Honestly, who among us couldn't survive, as an individual, in a Muslim caliphate, or in a Marxist worker's paradise? When we shy away from the battle lines, away from glory, we're not shirking vain self-promotion. It is the exact opposite; we're ditching other people.


Our actions come down to a choice between love and loneliness; between other people and ourselves.


The Cascade Legion and its members hold no illusions about resolving the Marxist threats to our laws, our freedoms, and our cultures, once and for all. We do it for the glory of ourselves, our family, and our nation. America, and Pacific Northwesterners, are the sorts of people who don't take Communist bullshit because we're Americans, we're Pacific Northwesterners, and we're going to meet them toe-to-toe, whenever they try to destroy what we love.


Remembering that it's all for glory, for love, and for our children will be critical in maintaining focus, vigilance, and motivation over the coming years, despite the outrageous slings and arrows of friends and foes alike. The crisis of Achilles - of action or inaction - is one we may all face, if we think about what we're really doing out there, in our Legion gear and blue tape, but it's a question with an answer.

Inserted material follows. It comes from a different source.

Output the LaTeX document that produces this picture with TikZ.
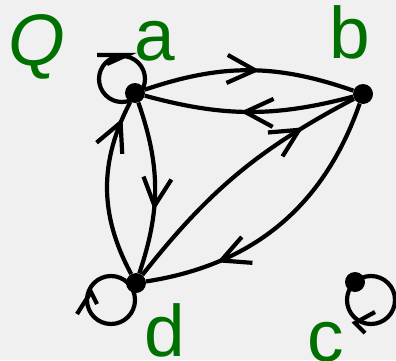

In the end of the Iliad, Homer spends several pages describing the heavy shield Hephaestus gives to Achilles to carry into combat. On the shield is all of life, depicted in concentric circles, and in intricate detail. It does not bear the insignia of Trojans or Achaeans, but the heavy weight of life itself.


Life, action, and glory are all intermingled. And pain is a part of it too. But running from pain leads to boredom, loneliness, and eventually, the welcome release of invasion and death. Embracing the pain leads to glory, the meaning in the suffering.


Glory in the eyes of the virtuous, that is the answer. It is the reason to get up in the morning, to fight against Antifa, and to risk everything to do everything, and to do it well. It is the reason not to stay home.


Pick up your shield, and we'll see you on the battle lines.